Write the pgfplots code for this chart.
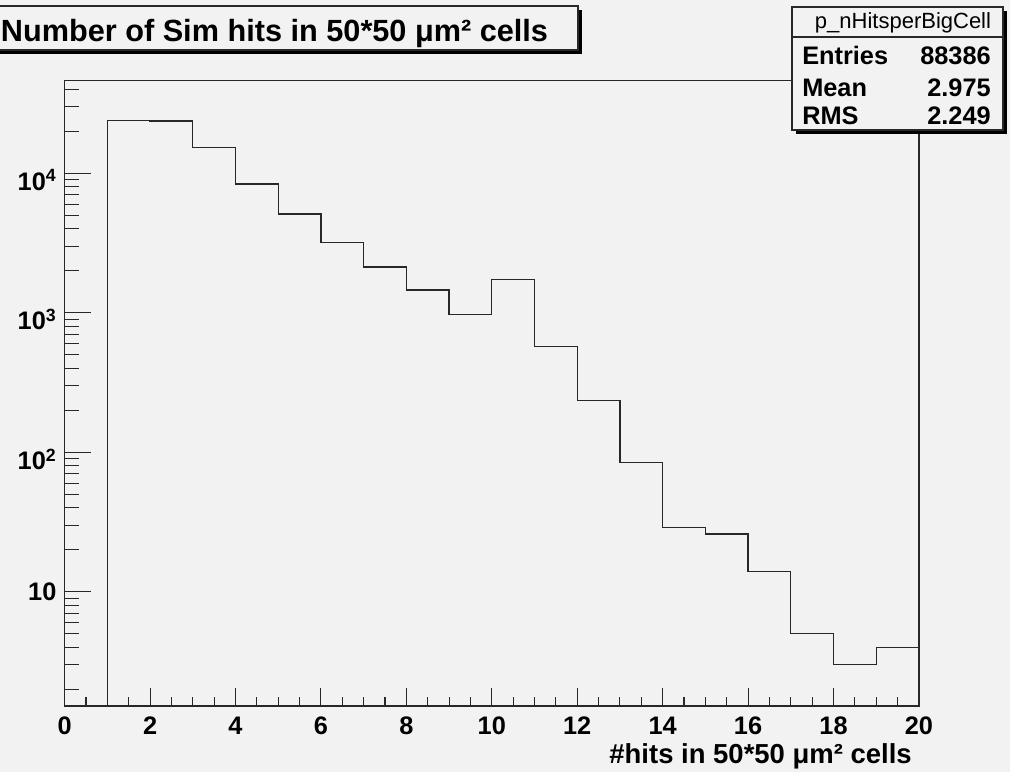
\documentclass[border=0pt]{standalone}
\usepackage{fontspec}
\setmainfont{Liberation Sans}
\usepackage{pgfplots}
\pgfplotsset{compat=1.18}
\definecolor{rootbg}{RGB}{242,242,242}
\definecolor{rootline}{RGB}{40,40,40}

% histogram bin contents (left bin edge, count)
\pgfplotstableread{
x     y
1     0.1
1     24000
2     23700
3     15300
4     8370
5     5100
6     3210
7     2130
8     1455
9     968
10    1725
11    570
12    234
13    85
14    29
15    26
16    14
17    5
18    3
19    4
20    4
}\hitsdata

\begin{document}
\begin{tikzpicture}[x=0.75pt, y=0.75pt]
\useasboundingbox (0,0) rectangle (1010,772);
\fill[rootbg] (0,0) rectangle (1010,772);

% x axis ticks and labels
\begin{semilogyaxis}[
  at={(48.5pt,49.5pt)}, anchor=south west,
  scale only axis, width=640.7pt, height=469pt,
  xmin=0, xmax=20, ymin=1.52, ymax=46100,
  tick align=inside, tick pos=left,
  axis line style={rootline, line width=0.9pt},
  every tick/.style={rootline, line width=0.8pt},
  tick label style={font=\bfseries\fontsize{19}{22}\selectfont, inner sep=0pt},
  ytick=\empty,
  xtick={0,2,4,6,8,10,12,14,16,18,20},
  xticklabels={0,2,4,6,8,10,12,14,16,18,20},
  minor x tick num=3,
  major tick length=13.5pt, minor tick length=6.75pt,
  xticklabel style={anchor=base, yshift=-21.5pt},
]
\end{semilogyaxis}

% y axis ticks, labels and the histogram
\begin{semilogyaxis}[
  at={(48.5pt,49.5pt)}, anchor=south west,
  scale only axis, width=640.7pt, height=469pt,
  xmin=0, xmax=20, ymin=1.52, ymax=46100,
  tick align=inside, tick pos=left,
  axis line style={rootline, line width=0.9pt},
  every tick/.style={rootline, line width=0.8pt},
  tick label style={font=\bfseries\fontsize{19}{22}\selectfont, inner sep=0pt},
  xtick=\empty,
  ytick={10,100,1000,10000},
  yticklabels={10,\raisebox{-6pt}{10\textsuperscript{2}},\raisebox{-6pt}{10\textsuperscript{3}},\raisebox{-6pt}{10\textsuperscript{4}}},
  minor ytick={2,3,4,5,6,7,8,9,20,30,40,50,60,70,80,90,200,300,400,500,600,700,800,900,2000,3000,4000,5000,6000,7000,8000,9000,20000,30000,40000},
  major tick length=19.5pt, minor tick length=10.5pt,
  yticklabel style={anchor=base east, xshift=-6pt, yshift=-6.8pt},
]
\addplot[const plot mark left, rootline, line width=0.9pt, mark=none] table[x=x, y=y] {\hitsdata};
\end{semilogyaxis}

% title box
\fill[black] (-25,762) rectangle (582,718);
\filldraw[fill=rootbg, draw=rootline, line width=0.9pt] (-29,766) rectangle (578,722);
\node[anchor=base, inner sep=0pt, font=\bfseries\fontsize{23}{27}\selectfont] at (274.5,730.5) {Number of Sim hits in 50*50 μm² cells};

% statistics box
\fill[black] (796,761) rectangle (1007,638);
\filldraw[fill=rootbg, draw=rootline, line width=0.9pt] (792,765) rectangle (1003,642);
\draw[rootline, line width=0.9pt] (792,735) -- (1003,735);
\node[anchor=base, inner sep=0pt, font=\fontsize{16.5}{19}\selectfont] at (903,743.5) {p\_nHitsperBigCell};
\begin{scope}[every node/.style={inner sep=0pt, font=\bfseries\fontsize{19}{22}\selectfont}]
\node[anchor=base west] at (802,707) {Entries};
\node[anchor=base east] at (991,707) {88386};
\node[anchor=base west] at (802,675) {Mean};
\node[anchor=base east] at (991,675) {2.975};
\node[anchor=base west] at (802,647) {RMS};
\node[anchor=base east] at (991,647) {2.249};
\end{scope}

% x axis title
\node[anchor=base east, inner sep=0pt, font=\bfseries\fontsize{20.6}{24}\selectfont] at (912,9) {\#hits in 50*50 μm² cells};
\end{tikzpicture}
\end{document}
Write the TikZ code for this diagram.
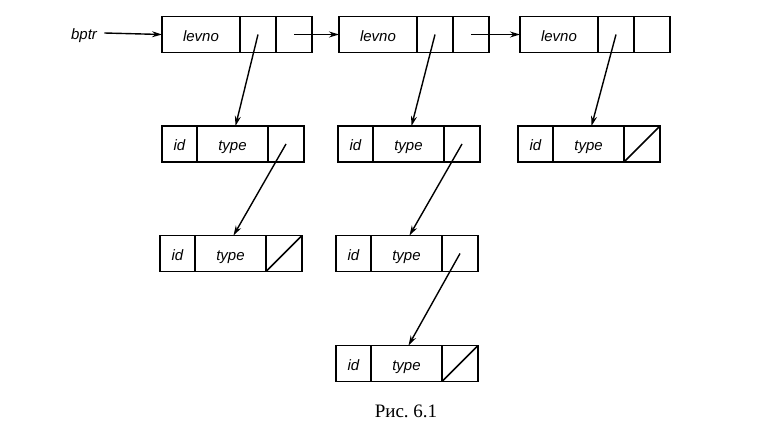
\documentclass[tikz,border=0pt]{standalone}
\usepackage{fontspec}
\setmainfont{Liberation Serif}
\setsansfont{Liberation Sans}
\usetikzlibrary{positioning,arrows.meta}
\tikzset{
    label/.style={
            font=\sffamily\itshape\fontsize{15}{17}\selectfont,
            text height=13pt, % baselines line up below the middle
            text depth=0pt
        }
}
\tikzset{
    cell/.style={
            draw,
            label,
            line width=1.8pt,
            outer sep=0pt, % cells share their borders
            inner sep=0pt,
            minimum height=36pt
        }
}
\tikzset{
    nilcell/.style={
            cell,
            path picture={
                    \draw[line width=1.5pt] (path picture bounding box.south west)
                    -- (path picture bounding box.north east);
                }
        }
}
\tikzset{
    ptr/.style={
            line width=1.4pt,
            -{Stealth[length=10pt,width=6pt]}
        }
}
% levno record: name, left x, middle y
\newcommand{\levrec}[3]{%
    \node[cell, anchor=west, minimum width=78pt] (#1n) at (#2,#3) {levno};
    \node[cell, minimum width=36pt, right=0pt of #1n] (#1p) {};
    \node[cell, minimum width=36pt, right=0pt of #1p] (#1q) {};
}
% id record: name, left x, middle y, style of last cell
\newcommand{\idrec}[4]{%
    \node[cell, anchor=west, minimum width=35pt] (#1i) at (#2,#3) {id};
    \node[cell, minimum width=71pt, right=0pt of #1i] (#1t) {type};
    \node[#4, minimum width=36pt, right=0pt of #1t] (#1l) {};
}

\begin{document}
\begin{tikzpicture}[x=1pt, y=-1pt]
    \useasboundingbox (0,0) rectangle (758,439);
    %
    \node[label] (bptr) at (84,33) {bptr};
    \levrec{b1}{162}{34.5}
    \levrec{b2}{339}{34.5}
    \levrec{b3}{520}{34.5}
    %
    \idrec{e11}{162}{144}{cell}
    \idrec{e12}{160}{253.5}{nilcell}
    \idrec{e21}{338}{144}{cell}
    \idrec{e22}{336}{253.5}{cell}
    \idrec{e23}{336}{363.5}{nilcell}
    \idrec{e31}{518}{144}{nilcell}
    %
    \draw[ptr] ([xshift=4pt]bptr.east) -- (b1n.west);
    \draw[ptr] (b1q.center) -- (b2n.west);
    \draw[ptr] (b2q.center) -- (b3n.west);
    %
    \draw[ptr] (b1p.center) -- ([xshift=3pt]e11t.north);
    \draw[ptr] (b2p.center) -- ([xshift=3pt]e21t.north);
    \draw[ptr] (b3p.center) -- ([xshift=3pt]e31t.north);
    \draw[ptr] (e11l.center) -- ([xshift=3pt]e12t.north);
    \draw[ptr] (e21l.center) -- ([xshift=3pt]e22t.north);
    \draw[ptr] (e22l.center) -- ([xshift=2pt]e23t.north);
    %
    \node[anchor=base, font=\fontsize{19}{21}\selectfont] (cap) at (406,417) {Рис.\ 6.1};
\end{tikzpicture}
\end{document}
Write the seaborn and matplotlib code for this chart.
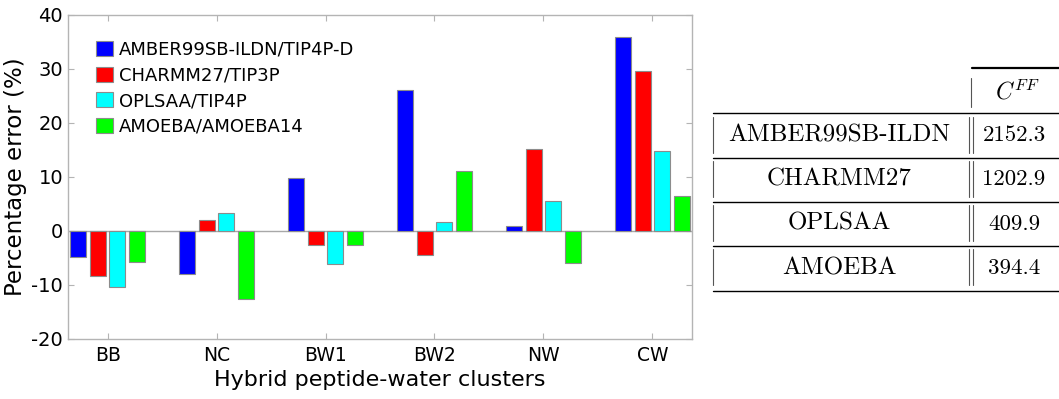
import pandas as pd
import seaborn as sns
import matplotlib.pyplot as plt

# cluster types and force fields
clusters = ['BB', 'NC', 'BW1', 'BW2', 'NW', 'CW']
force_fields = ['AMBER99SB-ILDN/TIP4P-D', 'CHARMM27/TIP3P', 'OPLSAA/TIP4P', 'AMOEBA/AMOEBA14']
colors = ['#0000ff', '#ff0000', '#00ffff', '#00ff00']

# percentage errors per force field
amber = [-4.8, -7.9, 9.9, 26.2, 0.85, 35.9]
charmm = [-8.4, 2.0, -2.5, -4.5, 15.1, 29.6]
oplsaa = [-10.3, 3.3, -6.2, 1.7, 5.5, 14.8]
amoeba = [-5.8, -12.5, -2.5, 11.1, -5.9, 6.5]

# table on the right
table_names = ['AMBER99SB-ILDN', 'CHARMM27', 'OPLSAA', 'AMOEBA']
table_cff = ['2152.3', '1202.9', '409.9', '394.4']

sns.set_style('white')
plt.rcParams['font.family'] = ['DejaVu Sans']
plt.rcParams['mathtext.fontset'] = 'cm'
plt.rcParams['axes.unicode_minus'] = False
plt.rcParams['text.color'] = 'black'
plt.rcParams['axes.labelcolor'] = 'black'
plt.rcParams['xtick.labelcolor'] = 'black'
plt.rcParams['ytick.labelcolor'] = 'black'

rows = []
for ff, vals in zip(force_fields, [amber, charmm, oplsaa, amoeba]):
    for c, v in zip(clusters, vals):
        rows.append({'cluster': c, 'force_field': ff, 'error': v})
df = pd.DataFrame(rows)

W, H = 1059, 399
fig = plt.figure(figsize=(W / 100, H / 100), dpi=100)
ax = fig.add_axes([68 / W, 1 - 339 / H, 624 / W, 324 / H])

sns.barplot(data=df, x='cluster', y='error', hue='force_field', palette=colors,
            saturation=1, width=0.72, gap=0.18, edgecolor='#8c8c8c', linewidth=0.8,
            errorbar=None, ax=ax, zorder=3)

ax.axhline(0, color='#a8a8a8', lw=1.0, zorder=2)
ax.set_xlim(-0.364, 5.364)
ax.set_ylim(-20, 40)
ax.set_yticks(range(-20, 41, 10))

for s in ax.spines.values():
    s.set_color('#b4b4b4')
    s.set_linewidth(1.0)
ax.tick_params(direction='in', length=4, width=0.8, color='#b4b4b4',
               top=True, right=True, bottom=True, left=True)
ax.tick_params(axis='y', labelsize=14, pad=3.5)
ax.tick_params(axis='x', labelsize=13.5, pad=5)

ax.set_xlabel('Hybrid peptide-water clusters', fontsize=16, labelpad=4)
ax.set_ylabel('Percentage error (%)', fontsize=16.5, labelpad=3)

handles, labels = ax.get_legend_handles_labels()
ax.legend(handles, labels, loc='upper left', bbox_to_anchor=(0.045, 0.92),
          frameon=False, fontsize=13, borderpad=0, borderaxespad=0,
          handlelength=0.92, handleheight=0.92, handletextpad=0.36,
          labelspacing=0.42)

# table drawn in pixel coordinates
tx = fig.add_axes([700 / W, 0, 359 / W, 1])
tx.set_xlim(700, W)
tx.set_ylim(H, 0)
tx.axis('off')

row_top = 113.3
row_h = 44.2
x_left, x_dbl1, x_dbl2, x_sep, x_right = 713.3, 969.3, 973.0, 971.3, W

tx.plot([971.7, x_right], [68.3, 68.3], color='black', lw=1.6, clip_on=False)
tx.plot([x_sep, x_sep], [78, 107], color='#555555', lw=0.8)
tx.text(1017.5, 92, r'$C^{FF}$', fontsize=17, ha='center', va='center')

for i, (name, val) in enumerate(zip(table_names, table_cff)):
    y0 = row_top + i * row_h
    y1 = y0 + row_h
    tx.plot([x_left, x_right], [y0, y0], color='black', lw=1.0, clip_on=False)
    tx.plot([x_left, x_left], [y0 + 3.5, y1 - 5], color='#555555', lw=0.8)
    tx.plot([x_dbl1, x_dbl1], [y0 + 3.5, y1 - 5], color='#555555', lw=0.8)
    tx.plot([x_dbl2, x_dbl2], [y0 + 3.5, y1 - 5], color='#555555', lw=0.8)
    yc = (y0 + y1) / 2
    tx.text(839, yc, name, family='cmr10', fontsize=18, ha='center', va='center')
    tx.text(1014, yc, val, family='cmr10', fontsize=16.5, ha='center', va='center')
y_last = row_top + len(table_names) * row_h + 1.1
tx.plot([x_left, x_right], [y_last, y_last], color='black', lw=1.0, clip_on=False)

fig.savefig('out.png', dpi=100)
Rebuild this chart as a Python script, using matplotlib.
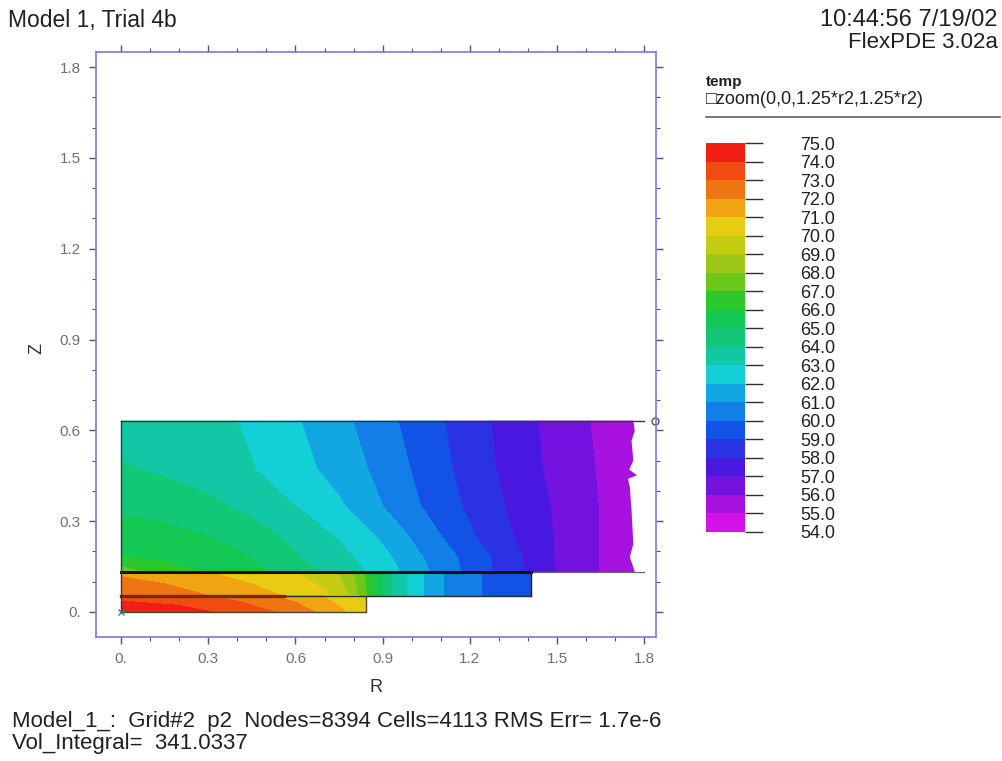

-------------------------

Copy the part that starts at the line with "Write the seaborn" and finishes at the line with "colors = ['#0000ff', '#ff0000', '#00ffff', '#00ff00']", both included, and nothing more. Pictures are left out.

Write the seaborn and matplotlib code for this chart.
import pandas as pd
import seaborn as sns
import matplotlib.pyplot as plt

# cluster types and force fields
clusters = ['BB', 'NC', 'BW1', 'BW2', 'NW', 'CW']
force_fields = ['AMBER99SB-ILDN/TIP4P-D', 'CHARMM27/TIP3P', 'OPLSAA/TIP4P', 'AMOEBA/AMOEBA14']
colors = ['#0000ff', '#ff0000', '#00ffff', '#00ff00']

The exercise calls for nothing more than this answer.